• In March 2021, Wheels24 interviewed a former criminal about VW badge and headlight theft.
• The price of OEM badges costs from R850, while headlight casings alone are priced at R7 000 per set.
• This alarming trend is proving costly for vehicle owners.
• For more motoring stories, visit Wheels24.
Earlier in March, Wheels24 interviewed a former thief who stole the badges off Volkswagen Polo and Polo Vivo models to make a living.
The thief explained how and where the act is committed without displaying much sympathy for the unsuspecting owners.
A new video posted on the Crime Air Network Twitter page shows thieves stealing the headlights of a pre-facelifted, fifth-generation VW Polo GTI in less than five seconds – all in broad daylight.
Two men jump out of another Polo and seem to just pull out the headlights from the white Polo GTI parked outside a home in a residential area. The incident took place within seconds and the thieves jump back into the vehicle and speed off. This act will set the owner back anywhere between R25 000 to R35 000 if they are not insured.
An alarming trend
Most GTI models, either Golf or Polo, come factory with LED headlights. A set of brand-new ones for the year model depicted in the video costs R35 000, according to a local Volkswagen Cape Town dealership.
While VW cars might seemingly be targeted, many of our readers have shared similar stories of their badges and headlights being stolen from other brands such as Toyota or Ford, to name a few.
Volkswagen South Africa told Wheels24: “Volkswagen is concerned about the reported theft cases of the Polo Vivo and previous generation Polo headlights. Volkswagen has confidence in the build quality of its vehicles and wishes to reassure its customers that no aspect of the design or fitment of parts makes its vehicles easier to steal than any other vehicle.”
Have you been the unfortunate victim of badge or headlight theft? Please email us or share your thoughts in the comments section below.
Thieves steal a set of VW Polo GTI headlights in broad daylight in under five seconds.
Unfortunately, headlight theft is a regular and alarming occurrence in South Africa. Fellow Wheels24 reader Sandra Thackeray says the headlights of her son’s GTI was stolen without the bonnet even needed to be open and was expensive to replace.
Another reader, Johann Kurfurst says: “Our 2019 Polo TSi had its headlights stolen at my wife’s workplace in November last year, not even the xenon lights. Video evidence shows it took less than 4 minutes to remove both headlights. It costs a total of R22 000 to repair all the damages.”
EXPLAINER | This former thief shares why stealing VW Polo badges is a lucrative ‘business’

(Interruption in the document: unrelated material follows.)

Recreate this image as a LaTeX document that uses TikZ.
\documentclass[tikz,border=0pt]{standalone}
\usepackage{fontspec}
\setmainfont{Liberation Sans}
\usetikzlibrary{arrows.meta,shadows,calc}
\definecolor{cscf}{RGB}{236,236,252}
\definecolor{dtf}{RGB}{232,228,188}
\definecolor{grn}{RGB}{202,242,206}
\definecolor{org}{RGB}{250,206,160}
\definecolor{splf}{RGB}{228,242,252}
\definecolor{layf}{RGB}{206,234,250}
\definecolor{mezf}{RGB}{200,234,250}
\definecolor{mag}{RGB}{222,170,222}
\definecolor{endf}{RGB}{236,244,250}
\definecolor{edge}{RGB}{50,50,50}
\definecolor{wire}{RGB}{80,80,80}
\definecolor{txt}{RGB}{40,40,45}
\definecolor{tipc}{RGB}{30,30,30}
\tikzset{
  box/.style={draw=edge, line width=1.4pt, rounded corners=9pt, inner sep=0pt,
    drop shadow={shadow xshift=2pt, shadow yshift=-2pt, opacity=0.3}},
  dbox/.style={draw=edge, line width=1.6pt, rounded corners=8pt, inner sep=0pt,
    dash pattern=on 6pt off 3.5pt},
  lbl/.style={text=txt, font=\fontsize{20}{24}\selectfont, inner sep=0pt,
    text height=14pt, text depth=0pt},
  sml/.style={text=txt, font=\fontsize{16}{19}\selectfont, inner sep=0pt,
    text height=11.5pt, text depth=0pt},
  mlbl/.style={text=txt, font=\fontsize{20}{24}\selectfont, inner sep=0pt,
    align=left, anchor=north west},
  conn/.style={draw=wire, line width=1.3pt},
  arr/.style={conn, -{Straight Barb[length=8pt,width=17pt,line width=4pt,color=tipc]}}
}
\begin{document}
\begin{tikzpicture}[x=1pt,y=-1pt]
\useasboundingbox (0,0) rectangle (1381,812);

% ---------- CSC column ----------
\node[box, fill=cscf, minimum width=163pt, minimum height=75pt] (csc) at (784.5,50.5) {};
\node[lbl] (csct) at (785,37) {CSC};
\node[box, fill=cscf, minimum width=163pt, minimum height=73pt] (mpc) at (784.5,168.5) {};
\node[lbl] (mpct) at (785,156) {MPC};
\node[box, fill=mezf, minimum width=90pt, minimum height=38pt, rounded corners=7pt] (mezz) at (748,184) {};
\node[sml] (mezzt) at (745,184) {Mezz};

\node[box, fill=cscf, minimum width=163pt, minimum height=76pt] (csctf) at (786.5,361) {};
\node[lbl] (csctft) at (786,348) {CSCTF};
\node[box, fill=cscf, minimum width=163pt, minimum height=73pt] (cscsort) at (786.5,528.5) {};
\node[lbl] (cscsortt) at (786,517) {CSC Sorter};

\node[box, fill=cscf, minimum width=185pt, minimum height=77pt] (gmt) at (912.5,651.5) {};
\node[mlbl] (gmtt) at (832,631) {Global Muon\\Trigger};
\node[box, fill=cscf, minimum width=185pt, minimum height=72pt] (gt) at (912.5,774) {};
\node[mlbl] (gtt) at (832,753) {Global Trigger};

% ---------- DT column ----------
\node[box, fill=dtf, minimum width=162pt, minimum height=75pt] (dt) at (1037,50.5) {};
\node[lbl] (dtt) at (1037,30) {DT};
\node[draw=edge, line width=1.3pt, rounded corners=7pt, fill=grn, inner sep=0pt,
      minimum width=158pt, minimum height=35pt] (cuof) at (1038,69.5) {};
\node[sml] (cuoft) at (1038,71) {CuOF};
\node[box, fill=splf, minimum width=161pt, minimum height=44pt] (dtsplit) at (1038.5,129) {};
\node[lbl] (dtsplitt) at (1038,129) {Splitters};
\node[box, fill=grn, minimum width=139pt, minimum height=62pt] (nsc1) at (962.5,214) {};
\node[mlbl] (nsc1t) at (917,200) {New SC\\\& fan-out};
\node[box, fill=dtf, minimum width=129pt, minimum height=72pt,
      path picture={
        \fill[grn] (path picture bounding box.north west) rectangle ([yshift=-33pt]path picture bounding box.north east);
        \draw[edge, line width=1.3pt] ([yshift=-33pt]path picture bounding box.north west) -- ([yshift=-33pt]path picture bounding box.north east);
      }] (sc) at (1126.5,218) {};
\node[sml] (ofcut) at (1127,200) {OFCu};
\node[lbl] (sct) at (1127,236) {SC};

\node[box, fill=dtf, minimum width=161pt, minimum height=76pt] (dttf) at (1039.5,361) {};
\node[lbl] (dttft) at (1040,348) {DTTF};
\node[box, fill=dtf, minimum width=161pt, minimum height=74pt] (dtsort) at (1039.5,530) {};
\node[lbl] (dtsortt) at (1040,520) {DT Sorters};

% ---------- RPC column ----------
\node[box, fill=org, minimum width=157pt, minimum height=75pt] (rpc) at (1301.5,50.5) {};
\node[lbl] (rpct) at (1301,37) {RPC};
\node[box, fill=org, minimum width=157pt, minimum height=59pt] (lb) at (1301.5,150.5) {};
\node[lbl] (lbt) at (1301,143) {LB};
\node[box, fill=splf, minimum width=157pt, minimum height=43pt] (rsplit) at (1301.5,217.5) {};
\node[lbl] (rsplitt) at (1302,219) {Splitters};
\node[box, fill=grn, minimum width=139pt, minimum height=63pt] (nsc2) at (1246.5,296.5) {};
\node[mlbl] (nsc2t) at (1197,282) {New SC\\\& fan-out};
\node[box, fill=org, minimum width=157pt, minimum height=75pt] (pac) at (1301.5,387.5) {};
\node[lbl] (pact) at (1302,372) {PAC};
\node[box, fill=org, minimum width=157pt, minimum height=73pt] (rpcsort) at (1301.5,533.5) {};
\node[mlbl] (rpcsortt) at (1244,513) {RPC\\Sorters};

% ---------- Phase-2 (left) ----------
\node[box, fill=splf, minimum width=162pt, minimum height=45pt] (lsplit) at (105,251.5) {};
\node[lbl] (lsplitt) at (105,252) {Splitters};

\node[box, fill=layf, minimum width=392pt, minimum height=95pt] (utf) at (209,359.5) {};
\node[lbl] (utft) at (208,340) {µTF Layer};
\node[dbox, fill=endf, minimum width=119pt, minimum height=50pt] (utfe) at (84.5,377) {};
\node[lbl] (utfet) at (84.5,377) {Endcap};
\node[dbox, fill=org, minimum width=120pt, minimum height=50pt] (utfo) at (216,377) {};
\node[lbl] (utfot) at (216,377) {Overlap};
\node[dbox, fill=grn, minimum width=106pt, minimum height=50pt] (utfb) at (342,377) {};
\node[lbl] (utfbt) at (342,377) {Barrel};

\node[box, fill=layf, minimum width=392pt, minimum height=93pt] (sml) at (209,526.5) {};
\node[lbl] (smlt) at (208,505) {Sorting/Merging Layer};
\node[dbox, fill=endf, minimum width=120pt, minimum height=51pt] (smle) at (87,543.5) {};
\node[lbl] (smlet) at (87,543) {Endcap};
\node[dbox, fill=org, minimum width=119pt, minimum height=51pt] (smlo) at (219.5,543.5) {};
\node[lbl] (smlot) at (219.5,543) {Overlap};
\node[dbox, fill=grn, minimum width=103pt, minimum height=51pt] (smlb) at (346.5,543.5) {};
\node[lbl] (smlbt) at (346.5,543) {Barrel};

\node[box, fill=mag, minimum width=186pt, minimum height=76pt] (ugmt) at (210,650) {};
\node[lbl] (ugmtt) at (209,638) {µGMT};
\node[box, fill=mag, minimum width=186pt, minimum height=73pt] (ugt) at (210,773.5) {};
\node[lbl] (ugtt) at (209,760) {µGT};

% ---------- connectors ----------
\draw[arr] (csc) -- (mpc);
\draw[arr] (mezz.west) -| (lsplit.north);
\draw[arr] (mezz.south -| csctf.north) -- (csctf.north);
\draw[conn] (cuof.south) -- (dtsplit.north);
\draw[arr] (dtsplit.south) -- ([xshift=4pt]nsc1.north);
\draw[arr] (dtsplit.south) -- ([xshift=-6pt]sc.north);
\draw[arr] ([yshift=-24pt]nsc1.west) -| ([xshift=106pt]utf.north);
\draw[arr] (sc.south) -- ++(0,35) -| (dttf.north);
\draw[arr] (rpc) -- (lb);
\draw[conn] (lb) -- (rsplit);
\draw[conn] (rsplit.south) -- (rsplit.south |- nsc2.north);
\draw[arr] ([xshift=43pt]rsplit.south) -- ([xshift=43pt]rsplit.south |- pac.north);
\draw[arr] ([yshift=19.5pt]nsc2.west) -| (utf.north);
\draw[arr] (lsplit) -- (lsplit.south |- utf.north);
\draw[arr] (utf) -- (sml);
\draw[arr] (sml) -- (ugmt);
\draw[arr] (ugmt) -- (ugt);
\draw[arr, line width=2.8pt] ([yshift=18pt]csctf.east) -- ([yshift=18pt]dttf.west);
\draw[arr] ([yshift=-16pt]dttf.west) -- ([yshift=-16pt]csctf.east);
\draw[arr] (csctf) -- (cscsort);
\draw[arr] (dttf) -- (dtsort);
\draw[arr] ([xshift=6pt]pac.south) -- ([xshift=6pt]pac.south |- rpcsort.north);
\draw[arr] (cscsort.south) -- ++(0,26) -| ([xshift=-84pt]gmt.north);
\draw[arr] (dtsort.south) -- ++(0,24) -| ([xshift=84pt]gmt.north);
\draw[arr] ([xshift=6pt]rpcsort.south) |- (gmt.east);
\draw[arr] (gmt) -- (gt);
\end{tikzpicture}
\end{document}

Thankfully in Johann’s case, he didn’t have to fork out the cash for a replacement OEM set:
“Luckily, it was paid out by insurance. It happened a week after the Polo was returned from the Panel beaters after someone reversed into my wife and just a week before someone pushed me off the road in a traffic circle in my Touareg. As you can see, I’m a big VW fan, having driven about 17 vehicles from the VW stable in my 38 years of driving.

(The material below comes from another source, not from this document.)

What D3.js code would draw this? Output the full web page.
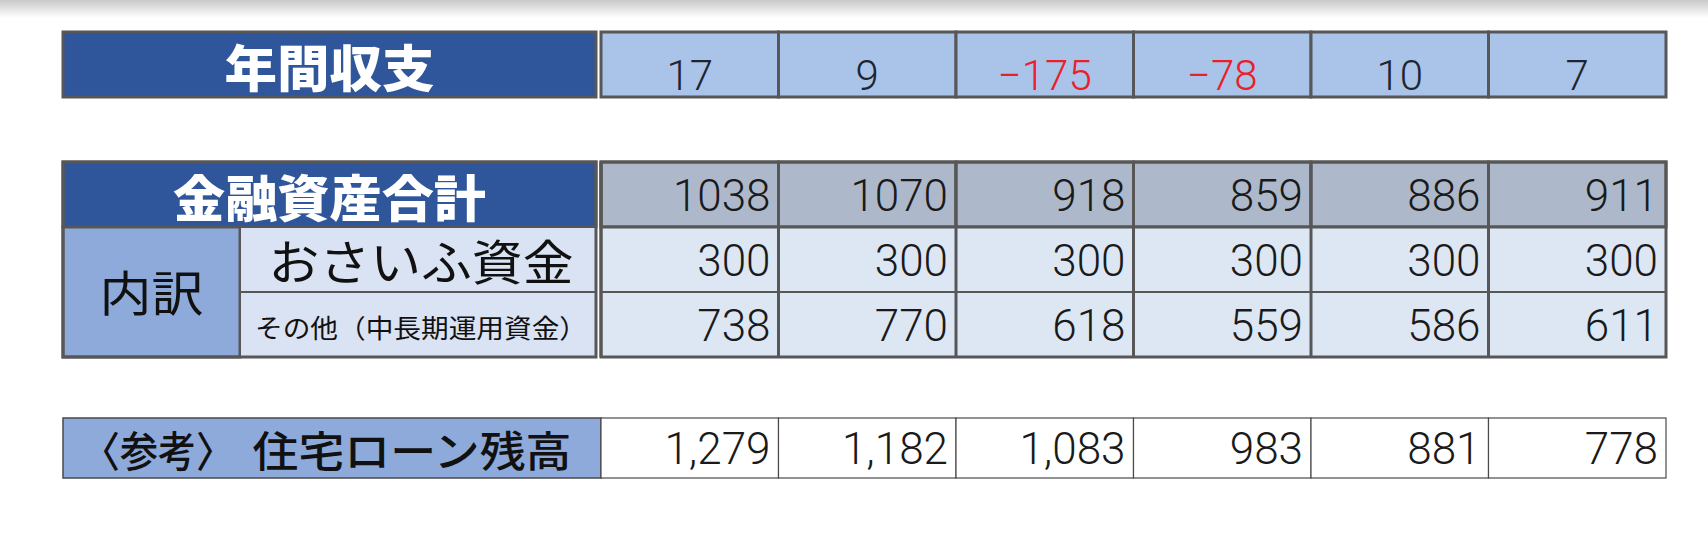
<!DOCTYPE html>
<html>
<head>
<meta charset="utf-8">
<script src="https://cdn.jsdelivr.net/npm/d3@7"></script>
<style>
  body { margin: 0; background: #fff; }
  svg { display: block; }
</style>
</head>
<body>
<script>
// columns have no visible header in the picture, so they are just numbered
const columns = ["1", "2", "3", "4", "5", "6"];

const annualBalance = [17, 9, -175, -78, 10, 7];
const totalAssets = [1038, 1070, 918, 859, 886, 911];
const walletFunds = [300, 300, 300, 300, 300, 300];
const otherFunds = [738, 770, 618, 559, 586, 611];
const mortgageLeft = [1279, 1182, 1083, 983, 881, 778];

const labelBalance = "年間収支";
const labelAssets = "金融資産合計";
const labelBreakdown = "内訳";
const labelWallet = "おさいふ資金";
const labelOther = "その他（中長期運用資金）";
const labelRef = "〈参考〉";
const labelMortgage = "住宅ローン残高";

function draw() {
    const width = 1708,
        height = 533;

    const numFont = "Roboto, 'Liberation Sans', sans-serif";
    const jpFont = "'Noto Sans CJK JP', sans-serif";
    const border = "#575757";

    const svg = d3.select("body")
        .append("svg")
        .attr("width", width)
        .attr("height", height);

    // soft grey shadow along the top edge
    const grad = svg.append("defs").append("linearGradient")
        .attr("id", "topShade")
        .attr("x1", 0).attr("y1", 0).attr("x2", 0).attr("y2", 1);
    grad.append("stop").attr("offset", "0%").attr("stop-color", "#c9c9c9");
    grad.append("stop").attr("offset", "100%").attr("stop-color", "#ffffff");
    svg.append("rect")
        .attr("x", 0).attr("y", 0)
        .attr("width", width).attr("height", 18)
        .attr("fill", "url(#topShade)");

    const x = d3.scaleBand()
        .domain(columns)
        .range([601, 1666]);

    const labelLeft = 63,
        labelRight = 596;

    function label(txt, cx, cy, size, len, opts) {
        opts = opts || {};
        svg.append("text")
            .attr("x", cx)
            .attr("y", cy)
            .attr("text-anchor", "middle")
            .attr("dominant-baseline", "central")
            .attr("font-family", jpFont)
            .attr("font-size", size)
            .attr("font-weight", opts.weight || 400)
            .attr("fill", opts.fill || "#111")
            .attr("textLength", len)
            .attr("lengthAdjust", "spacingAndGlyphs")
            .text(txt);
    }

    const fmtSigned = d => d < 0 ? "\u2212" + Math.abs(d) : String(d);

    // ---------- 年間収支 ----------
    const top1 = 32, bot1 = 97;

    svg.append("rect")
        .attr("x", labelLeft).attr("y", top1)
        .attr("width", labelRight - labelLeft).attr("height", bot1 - top1)
        .attr("fill", "#2f559b")
        .attr("stroke", border).attr("stroke-width", 3);
    label(labelBalance, (labelLeft + labelRight) / 2, (top1 + bot1) / 2, 50, 210,
        { weight: 900, fill: "#fff" });

    svg.selectAll(".balCell")
        .data(annualBalance)
        .enter()
        .append("rect")
        .attr("class", "balCell")
        .attr("x", (d, i) => x(columns[i]))
        .attr("y", top1)
        .attr("width", x.bandwidth())
        .attr("height", bot1 - top1)
        .attr("fill", "#a9c3e9")
        .attr("stroke", border)
        .attr("stroke-width", 3);

    svg.selectAll(".balText")
        .data(annualBalance)
        .enter()
        .append("text")
        .attr("class", "balText")
        .attr("x", (d, i) => x(columns[i]) + x.bandwidth() / 2)
        .attr("y", 90)
        .attr("text-anchor", "middle")
        .attr("font-family", numFont)
        .attr("font-weight", 300)
        .attr("font-size", 42)
        .attr("fill", d => d < 0 ? "#e8202a" : "#1c2530")
        .text(fmtSigned);

    // ---------- 金融資産合計 ----------
    const rows = ["total", "wallet", "other"];
    const y = d3.scaleBand()
        .domain(rows)
        .range([162, 357]);
    const rowData = [totalAssets, walletFunds, otherFunds];
    const rowFill = ["#adb9ca", "#dde7f4", "#dde7f4"];

    svg.append("rect")
        .attr("x", labelLeft).attr("y", y("total"))
        .attr("width", labelRight - labelLeft).attr("height", y.bandwidth())
        .attr("fill", "#2f559b")
        .attr("stroke", border).attr("stroke-width", 3);
    label(labelAssets, (labelLeft + labelRight) / 2, y("total") + y.bandwidth() / 2, 50, 313,
        { weight: 900, fill: "#fff" });

    const subSplit = 240;
    svg.append("rect")
        .attr("x", labelLeft).attr("y", y("wallet"))
        .attr("width", subSplit - labelLeft).attr("height", y.bandwidth() * 2)
        .attr("fill", "#8eaadb")
        .attr("stroke", border).attr("stroke-width", 3);
    label(labelBreakdown, (labelLeft + subSplit) / 2, y("wallet") + y.bandwidth() - 2, 48, 104);

    svg.append("rect")
        .attr("x", subSplit).attr("y", y("wallet"))
        .attr("width", labelRight - subSplit).attr("height", y.bandwidth())
        .attr("fill", "#dae3f3")
        .attr("stroke", border).attr("stroke-width", 2);
    label(labelWallet, (subSplit + labelRight) / 2 + 3, y("wallet") + y.bandwidth() / 2 - 1, 48, 305);

    svg.append("rect")
        .attr("x", subSplit).attr("y", y("other"))
        .attr("width", labelRight - subSplit).attr("height", y.bandwidth())
        .attr("fill", "#dae3f3")
        .attr("stroke", border).attr("stroke-width", 2);
    label(labelOther, (subSplit + labelRight) / 2 + 3, y("other") + y.bandwidth() / 2 + 2, 26, 332);

    // outer frame for the label block
    svg.append("rect")
        .attr("x", labelLeft).attr("y", 162)
        .attr("width", labelRight - labelLeft).attr("height", 195)
        .attr("fill", "none")
        .attr("stroke", border).attr("stroke-width", 3);

    rows.forEach((r, ri) => {
        svg.selectAll(".cell" + r)
            .data(rowData[ri])
            .enter()
            .append("rect")
            .attr("x", (d, i) => x(columns[i]))
            .attr("y", y(r))
            .attr("width", x.bandwidth())
            .attr("height", y.bandwidth())
            .attr("fill", rowFill[ri])
            .attr("stroke", border)
            .attr("stroke-width", ri === 0 ? 3 : 2);
    });

    // thick column dividers + outer frame of the value block
    svg.selectAll(".colLine")
        .data(columns)
        .enter()
        .append("line")
        .attr("x1", d => x(d)).attr("x2", d => x(d))
        .attr("y1", 162).attr("y2", 357)
        .attr("stroke", border).attr("stroke-width", 3);
    svg.append("rect")
        .attr("x", x.range()[0]).attr("y", 162)
        .attr("width", x.range()[1] - x.range()[0]).attr("height", 195)
        .attr("fill", "none")
        .attr("stroke", border).attr("stroke-width", 3);
    svg.append("line")
        .attr("x1", x.range()[0]).attr("x2", x.range()[1])
        .attr("y1", y("wallet")).attr("y2", y("wallet"))
        .attr("stroke", border).attr("stroke-width", 3);

    rows.forEach((r, ri) => {
        svg.selectAll(".num" + r)
            .data(rowData[ri])
            .enter()
            .append("text")
            .attr("x", (d, i) => x(columns[i]) + x.bandwidth() - 8)
            .attr("y", y(r) + y.bandwidth() / 2 + 16)
            .attr("text-anchor", "end")
            .attr("font-family", numFont)
            .attr("font-weight", 300)
            .attr("font-size", 44)
            .attr("fill", "#1a1a1a")
            .text(d => d);
    });

    // ---------- 住宅ローン残高 ----------
    const top3 = 418, bot3 = 478;
    svg.append("rect")
        .attr("x", labelLeft).attr("y", top3)
        .attr("width", 601 - labelLeft).attr("height", bot3 - top3)
        .attr("fill", "#8eaadb")
        .attr("stroke", "#4a4a4a").attr("stroke-width", 1.5);
    label(labelRef, 158, (top3 + bot3) / 2, 42, 152, { weight: 500 });
    label(labelMortgage, 412, (top3 + bot3) / 2, 42, 319, { weight: 500 });

    svg.selectAll(".loanCell")
        .data(mortgageLeft)
        .enter()
        .append("rect")
        .attr("x", (d, i) => x(columns[i]))
        .attr("y", top3)
        .attr("width", x.bandwidth())
        .attr("height", bot3 - top3)
        .attr("fill", "#fff")
        .attr("stroke", "#4a4a4a")
        .attr("stroke-width", 1.2);

    svg.selectAll(".loanText")
        .data(mortgageLeft)
        .enter()
        .append("text")
        .attr("x", (d, i) => x(columns[i]) + x.bandwidth() - 8)
        .attr("y", (top3 + bot3) / 2 + 16)
        .attr("text-anchor", "end")
        .attr("font-family", numFont)
        .attr("font-weight", 300)
        .attr("font-size", 44)
        .attr("fill", "#1a1a1a")
        .text(d => d3.format(",")(d));
}

document.addEventListener('DOMContentLoaded', function (e) {
    draw();
});
</script>
</body>
</html>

The current Polo GTI on sale locally retails for R453 700.
Fifth-generation VW Polo GTI
Wheels24 editor Janine Van der Post says: “Unfortunately, the automaker can not be held liable for this alarming and costly inconvenience to motorists, and other brand owners have fallen victim too. Perhaps automakers could find a way to secure badges and headlights with future models, but there is no short-term solution.
“As per our previous article on badge theft, a simple deter of the crime could be to use cable ties for extra protection, at least for badges, as this proves to make the job a little more difficult for criminals. Those few seconds of struggle could just be enough to make them abort their attempts. Headlights are not that easy, though, but could also use cable ties to secure.”
Allie Abass is an aftermarket specialist and says he has removed many Volkswagen headlight sets for customers to replace them with LED headlights. They can be removed very quickly and easily.
Abass says: “I have seen more and more videos on social media of criminals stealing headlights. These lights clip in but usually have two screws on top to secure the lights. This means criminals are breaking those clips when they’re ripping them out of vehicles, and that’s an easy way for others to know they are buying stolen products. However, it seems those who are purchasing these lights don’t care and still buy them nonetheless.
“If you’re looking for a quick-fix, cable ties could add a bit more protection but not prevent this from happening at all. It will only make it a bit more difficult for these criminals to get hold of your lights. Best would be to use cable ties to secure the headlights under the bonnet by secure the lights at the bottom of the casing, or wherever possible.”